Note: This article is from Conservation Magazine, the precursor to Anthropocene Magazine. The full 14-year Conservation Magazine archive is now available here.

Wasteful Thinking

September 13, 2012

Recycling bins encourage people to consume more 

Before congratulating yourself for recycling that sheaf of paper, you might want to think about how much you used. According to a new study, people tend to fritter away more resources when they know they can recycle them.

The idea for the study arose when Jesse Catlin and Yitong Wang, then graduate students at the University of California, Irvine, business school, noticed that one of the school’s printers put out an extra cover sheet with every document.

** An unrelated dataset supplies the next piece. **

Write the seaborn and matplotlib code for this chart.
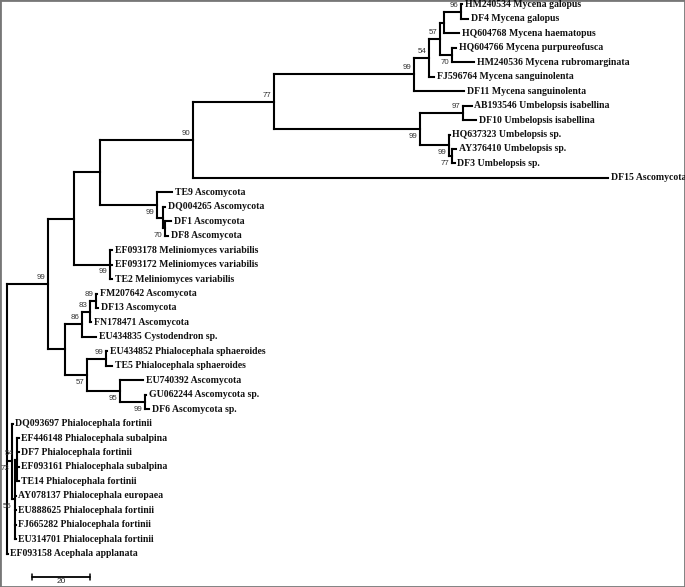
"""
Phylogenetic tree (bootstrap values on nodes) - recreated with seaborn
"""

import numpy as np
import pandas as pd
import matplotlib
matplotlib.use('Agg')
import matplotlib.pyplot as plt
import seaborn as sns

# ---- tree data: node id, parent, branch length (scale units), bootstrap ----
node_id = [
    'root', 'A', 'B', 'D', 'E', 'F', 'M', 'M1', 'M2', 'M3', 'M5',
    'HM240534 Mycena galopus', 'DF4 Mycena galopus', 'HQ604768 Mycena haematopus',
    'M4', 'HQ604766 Mycena purpureofusca', 'HM240536 Mycena rubromarginata',
    'FJ596764 Mycena sanguinolenta', 'DF11 Mycena sanguinolenta',
    'U', 'U1', 'AB193546 Umbelopsis isabellina', 'DF10 Umbelopsis isabellina',
    'U2', 'HQ637323 Umbelopsis sp.', 'U3', 'AY376410 Umbelopsis sp.', 'DF3 Umbelopsis sp.',
    'DF15 Ascomycota',
    'T', 'TE9 Ascomycota', 'T1', 'DQ004265 Ascomycota', 'T2', 'DF1 Ascomycota', 'DF8 Ascomycota',
    'Mel', 'EF093178 Meliniomyces variabilis', 'EF093172 Meliniomyces variabilis',
    'TE2 Meliniomyces variabilis',
    'C', 'C1', 'C1a', 'C1b', 'FM207642 Ascomycota', 'DF13 Ascomycota', 'FN178471 Ascomycota',
    'EU434835 Cystodendron sp.',
    'C2', 'C3', 'EU434852 Phialocephala sphaeroides', 'TE5 Phialocephala sphaeroides',
    'C4', 'EU740392 Ascomycota', 'C5', 'GU062244 Ascomycota sp.', 'DF6 Ascomycota sp.',
    'G1', 'DQ093697 Phialocephala fortinii', 'G2', 'G3',
    'EF446148 Phialocephala subalpina', 'DF7 Phialocephala fortinii',
    'EF093161 Phialocephala subalpina', 'TE14 Phialocephala fortinii',
    'AY078137 Phialocephala europaea', 'EU888625 Phialocephala fortinii',
    'FJ665282 Phialocephala fortinii', 'EU314701 Phialocephala fortinii',
    'EF093158 Acephala applanata',
]
parent_id = [
    None, 'root', 'A', 'B', 'D', 'E', 'F', 'M', 'M1', 'M2', 'M3',
    'M5', 'M5', 'M3',
    'M2', 'M4', 'M4',
    'M1', 'M',
    'F', 'U', 'U1', 'U1',
    'U', 'U2', 'U2', 'U3', 'U3',
    'E',
    'D', 'T', 'T', 'T1', 'T1', 'T2', 'T2',
    'B', 'Mel', 'Mel', 'Mel',
    'A', 'C', 'C1', 'C1a', 'C1b', 'C1b', 'C1a',
    'C1',
    'C', 'C2', 'C3', 'C3',
    'C2', 'C4', 'C4', 'C5', 'C5',
    'root', 'G1', 'G1', 'G2',
    'G3', 'G3', 'G3', 'G3',
    'G2', 'G2', 'G2', 'G2',
    'root',
]
branch_length = [
    0.0, 14.1, 9.0, 9.0, 32.1, 27.9, 48.3, 5.2, 3.8, 1.4, 5.9,
    0.3, 2.4, 5.2,
    4.1, 1.4, 7.6,
    1.7, 17.2,
    50.3, 14.8, 3.1, 4.5,
    10.0, 0.3, 1.0, 1.4, 1.0,
    143.1,
    19.7, 5.2, 2.1, 0.7, 0.7, 2.1, 1.0,
    12.4, 0.7, 0.7, 0.7,
    5.9, 5.9, 2.8, 2.1, 0.3, 0.7, 0.3,
    4.8,
    7.6, 6.6, 0.3, 2.1,
    11.4, 7.9, 8.6, 0.3, 1.4,
    1.7, 0.3, 1.0, 0.7,
    0.7, 0.7, 0.7, 0.7,
    0.3, 0.3, 0.3, 0.3,
    0.3,
]
bootstrap = {
    'A': 99, 'E': 90, 'F': 77, 'M': 99, 'M1': 54, 'M2': 57, 'M5': 96, 'M4': 70,
    'U': 99, 'U1': 97, 'U2': 99, 'U3': 77, 'T': 99, 'T2': 70, 'Mel': 99,
    'C1': 86, 'C1a': 83, 'C1b': 89, 'C2': 57, 'C3': 99, 'C4': 95, 'C5': 99,
    'G1': 73, 'G2': 56, 'G3': 54,
}
# bootstrap values written under the branch instead of above
bootstrap_below = ['M4', 'U', 'U2', 'U3', 'T', 'T2', 'Mel', 'C2', 'C4', 'C5', 'G1', 'G2']

scale_length = 20


def layout_tree():
    """x = cumulative branch length, y = leaf order / midpoint of children"""
    children = {n: [] for n in node_id}
    for n, p in zip(node_id, parent_id):
        if p is not None:
            children[p].append(n)
    bl = dict(zip(node_id, branch_length))
    pos_x, pos_y = {}, {}
    leaf_counter = [0]

    def walk(n, x):
        pos_x[n] = x
        if not children[n]:
            pos_y[n] = leaf_counter[0]
            leaf_counter[0] += 1
            return
        for c in children[n]:
            walk(c, x + bl[c])
        pos_y[n] = (pos_y[children[n][0]] + pos_y[children[n][-1]]) / 2

    walk('root', 0.0)
    return children, pos_x, pos_y


children, pos_x, pos_y = layout_tree()

# segments for the branches
rows = []
seg = 0
for n, p in zip(node_id, parent_id):
    if p is not None:
        rows += [(seg, pos_x[p], pos_y[n]), (seg, pos_x[n], pos_y[n])]
        seg += 1
    if children[n]:
        first, last = children[n][0], children[n][-1]
        rows += [(seg, pos_x[n], pos_y[first]), (seg, pos_x[n], pos_y[last])]
        seg += 1
seg_df = pd.DataFrame(rows, columns=['seg', 'x', 'y'])

sns.set_style('white')
plt.rcParams['font.family'] = ['Liberation Serif', 'DejaVu Serif']

fig = plt.figure(figsize=(6.85, 5.87), dpi=100)
ax = fig.add_axes([0, 0, 1, 1])

sns.lineplot(data=seg_df, x='x', y='y', units='seg', estimator=None, sort=False,
             color='black', linewidth=1.5, solid_capstyle='projecting',
             legend=False, ax=ax)

# leaf labels
for n in node_id:
    if not children[n]:
        ax.text(pos_x[n] + 0.9, pos_y[n], n, fontsize=7.0, fontweight='bold',
                va='center', ha='left', color='#111111')

# bootstrap values
for n, v in bootstrap.items():
    dy = 0.5 if n in bootstrap_below else -0.45
    ax.text(pos_x[n] - 1.0, pos_y[n] + dy, str(v), fontsize=5.7,
            family=['Liberation Sans', 'DejaVu Sans'], color='#333333',
            va='center', ha='right')

# scale bar
sb_x0 = 8.6
sb_y = 39.62
ax.plot([sb_x0, sb_x0 + scale_length], [sb_y, sb_y], color='black', linewidth=1.3)
for xx in (sb_x0, sb_x0 + scale_length):
    ax.plot([xx, xx], [sb_y - 0.2, sb_y + 0.2], color='black', linewidth=1.1)
ax.text(sb_x0 + scale_length / 2, sb_y + 0.33, str(scale_length), fontsize=6.0,
        family=['Liberation Sans', 'DejaVu Sans'], ha='center', va='center')

ax.set_xlim(-2.41, 233.8)
ax.set_ylim(40.31, -0.31)
ax.set_xticks([])
ax.set_yticks([])
ax.set_xlabel('')
ax.set_ylabel('')
for s in ax.spines.values():
    s.set_visible(True)
    s.set_color('#777777')
    s.set_linewidth(2)

fig.savefig('out.png', dpi=100)
plt.close(fig)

The two wondered whether the recycling bin next to the printer made people more likely to just toss the sheet into the bin rather than re-use it.

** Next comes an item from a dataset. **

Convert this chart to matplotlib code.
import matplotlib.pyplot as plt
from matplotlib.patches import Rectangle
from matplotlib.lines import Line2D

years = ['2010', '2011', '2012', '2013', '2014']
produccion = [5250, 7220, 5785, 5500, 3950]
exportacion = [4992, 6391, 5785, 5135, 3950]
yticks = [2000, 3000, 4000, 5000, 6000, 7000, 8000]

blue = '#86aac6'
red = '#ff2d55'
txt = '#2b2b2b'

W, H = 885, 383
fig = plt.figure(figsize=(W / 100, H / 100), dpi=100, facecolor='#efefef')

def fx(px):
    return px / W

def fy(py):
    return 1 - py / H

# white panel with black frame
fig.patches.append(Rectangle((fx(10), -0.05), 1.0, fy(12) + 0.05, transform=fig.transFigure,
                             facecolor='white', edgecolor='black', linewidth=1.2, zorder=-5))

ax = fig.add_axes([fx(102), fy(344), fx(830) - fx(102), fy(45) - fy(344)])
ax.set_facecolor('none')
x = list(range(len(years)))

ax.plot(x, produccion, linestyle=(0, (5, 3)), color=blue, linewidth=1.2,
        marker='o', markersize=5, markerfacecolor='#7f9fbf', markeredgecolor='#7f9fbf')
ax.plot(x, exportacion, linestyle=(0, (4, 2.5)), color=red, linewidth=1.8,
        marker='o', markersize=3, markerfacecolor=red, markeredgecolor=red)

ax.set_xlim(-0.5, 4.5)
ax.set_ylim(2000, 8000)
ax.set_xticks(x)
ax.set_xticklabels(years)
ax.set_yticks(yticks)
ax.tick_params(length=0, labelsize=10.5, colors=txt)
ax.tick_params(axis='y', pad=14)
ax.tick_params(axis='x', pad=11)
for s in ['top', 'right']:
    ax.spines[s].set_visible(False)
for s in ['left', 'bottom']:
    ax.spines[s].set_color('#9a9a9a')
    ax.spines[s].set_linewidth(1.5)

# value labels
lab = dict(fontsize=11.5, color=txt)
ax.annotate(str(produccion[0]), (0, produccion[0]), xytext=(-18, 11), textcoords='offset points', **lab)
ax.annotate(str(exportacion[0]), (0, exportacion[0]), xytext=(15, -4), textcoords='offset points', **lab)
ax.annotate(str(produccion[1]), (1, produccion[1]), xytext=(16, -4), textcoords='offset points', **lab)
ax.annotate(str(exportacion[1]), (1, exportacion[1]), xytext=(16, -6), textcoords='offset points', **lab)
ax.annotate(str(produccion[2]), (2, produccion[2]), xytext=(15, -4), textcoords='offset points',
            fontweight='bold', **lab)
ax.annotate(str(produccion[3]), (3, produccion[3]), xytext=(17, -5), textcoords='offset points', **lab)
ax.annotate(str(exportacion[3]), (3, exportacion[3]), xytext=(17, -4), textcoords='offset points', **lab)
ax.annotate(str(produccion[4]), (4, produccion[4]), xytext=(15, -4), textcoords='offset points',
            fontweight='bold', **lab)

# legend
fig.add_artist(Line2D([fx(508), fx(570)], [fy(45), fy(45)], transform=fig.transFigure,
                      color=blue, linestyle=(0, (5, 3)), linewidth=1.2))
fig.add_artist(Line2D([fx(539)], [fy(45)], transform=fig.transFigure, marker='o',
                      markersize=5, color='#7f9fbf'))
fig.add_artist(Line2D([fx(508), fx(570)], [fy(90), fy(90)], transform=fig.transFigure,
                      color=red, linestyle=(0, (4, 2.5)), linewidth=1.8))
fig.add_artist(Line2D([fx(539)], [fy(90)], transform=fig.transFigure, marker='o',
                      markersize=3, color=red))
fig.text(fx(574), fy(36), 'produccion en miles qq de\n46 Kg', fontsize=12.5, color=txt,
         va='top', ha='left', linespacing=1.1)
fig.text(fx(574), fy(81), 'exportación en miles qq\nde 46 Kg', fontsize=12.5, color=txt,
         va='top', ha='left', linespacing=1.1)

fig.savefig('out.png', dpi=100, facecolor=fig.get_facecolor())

To find out whether the ability to recycle affected consumption habits, the team asked 44 undergraduate students to test pairs of scissors by cutting pieces of paper into shapes. Some students sat in a room with a trash can and a recycling bin, while others had only a trash can. Students without the recycling option used an average of 9.45 grams of paper. But students with recycling bins were more profligate, using 17.21 grams.

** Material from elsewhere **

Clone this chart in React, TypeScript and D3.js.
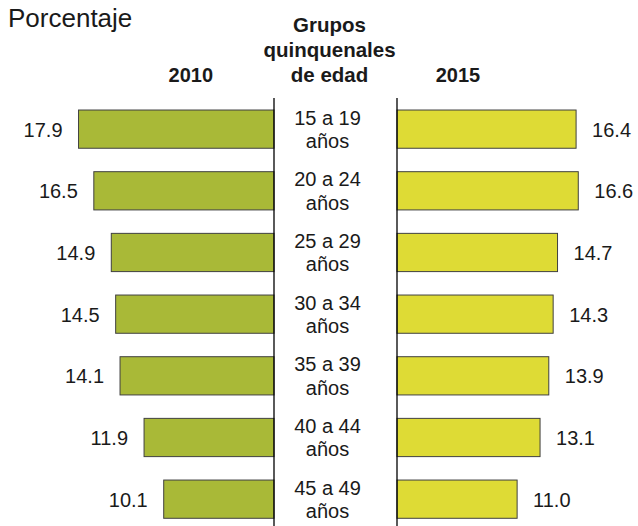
import * as d3 from "d3";

const categories = ["15 a 19", "20 a 24", "25 a 29", "30 a 34", "35 a 39", "40 a 44", "45 a 49"];
const values2010 = [17.9, 16.5, 14.9, 14.5, 14.1, 11.9, 10.1];
const values2015 = [16.4, 16.6, 14.7, 14.3, 13.9, 13.1, 11.0];
const headerLines = ["Grupos", "quinquenales", "de edad"];

const WIDTH = 638;
const HEIGHT = 526;
const FONT = "'Liberation Sans', Arial, Helvetica, sans-serif";
const LEFT_AXIS = 274;
const RIGHT_AXIS = 397;
const LABEL_CENTER = 327.5;

export default function App() {
  const x = d3.scaleLinear().domain([0, 20]).range([0, 218.4]);
  const y = d3
    .scaleBand<string>()
    .domain(categories)
    .range([98.3, 530])
    .paddingInner(0.38)
    .paddingOuter(0.19);

  return (
    <svg
      width={WIDTH}
      height={HEIGHT}
      style={{ position: "absolute", left: 0, top: 0, background: "#fff" }}
      fontFamily={FONT}
    >
      <text x={8} y={26.7} fontSize={26} fill="#1a1a1a">
        Porcentaje
      </text>

      {headerLines.map((line, i) => (
        <text
          key={line}
          x={329.5}
          y={31.7 + i * 25}
          fontSize={20.5}
          fontWeight="bold"
          textAnchor="middle"
          fill="#1a1a1a"
        >
          {line}
        </text>
      ))}
      <text x={190.8} y={81.7} fontSize={20} fontWeight="bold" textAnchor="middle" fill="#1a1a1a">
        2010
      </text>
      <text x={458} y={81.7} fontSize={20} fontWeight="bold" textAnchor="middle" fill="#1a1a1a">
        2015
      </text>

      {categories.map((cat, i) => {
        const top = y(cat) ?? 0;
        const h = y.bandwidth();
        const mid = top + h / 2;
        const w10 = x(values2010[i]);
        const w15 = x(values2015[i]);
        return (
          <g key={cat}>
            <rect
              x={LEFT_AXIS - w10}
              y={top}
              width={w10}
              height={h}
              fill="#A9B937"
              stroke="#404040"
              strokeWidth={1}
            />
            <rect
              x={RIGHT_AXIS}
              y={top}
              width={w15}
              height={h}
              fill="#DEDB35"
              stroke="#404040"
              strokeWidth={1}
            />
            <text
              x={LEFT_AXIS - w10 - 16}
              y={mid + 7.5}
              fontSize={20}
              textAnchor="end"
              fill="#1a1a1a"
            >
              {values2010[i].toFixed(1)}
            </text>
            <text x={RIGHT_AXIS + w15 + 16} y={mid + 7.5} fontSize={20} fill="#1a1a1a">
              {values2015[i].toFixed(1)}
            </text>
            <text x={LABEL_CENTER} y={mid - 4.5} fontSize={20} textAnchor="middle" fill="#1a1a1a">
              {cat}
            </text>
            <text x={LABEL_CENTER} y={mid + 19} fontSize={20} textAnchor="middle" fill="#1a1a1a">
              años
            </text>
          </g>
        );
      })}

      <line x1={LEFT_AXIS} x2={LEFT_AXIS} y1={98} y2={HEIGHT} stroke="#000" strokeWidth={1.3} />
      <line x1={RIGHT_AXIS} x2={RIGHT_AXIS} y1={98} y2={HEIGHT} stroke="#000" strokeWidth={1.3} />
    </svg>
  );
}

Next, Catlin and Wang tested their hypothesis “in the wild” by monitoring paper-towel usage in a men’s restroom which initially had only trash cans. For 15 days, the researchers weighed the towels in the dispensers in the morning and at night to determine the amount used daily. They also counted the number of users by installing a device with an infrared beam that detected when the bathroom door opened or closed.

Then the team added a recycling bin to the bathroom, together with a sign saying towels put into the bin would be recycled, and monitored usage for another 15 days. With the recycling bin present, the average weight of paper towels used per person increased from 6.12 grams to 7.13 grams, the team reports in the Journal of Consumer Psychology.

People may view recycling as a “get-out-of-jail-free card” to consume more, says Catlin, now a consumer behavior researcher at Washington State University Tri-Cities in Richland, Washington. That doesn’t mean we should scrap recycling bins. But consumers might need to be reminded that recycling isn’t cost-free—nor an excuse to be wasteful. ❧

–Roberta Kwok

Catlin, J.R. and Y. Wang. 2012. Recycling gone bad: When the option to recycle increases resource consumption. Journal of Consumer Psychology doi:10.1016/j.jcps.2012.04.001.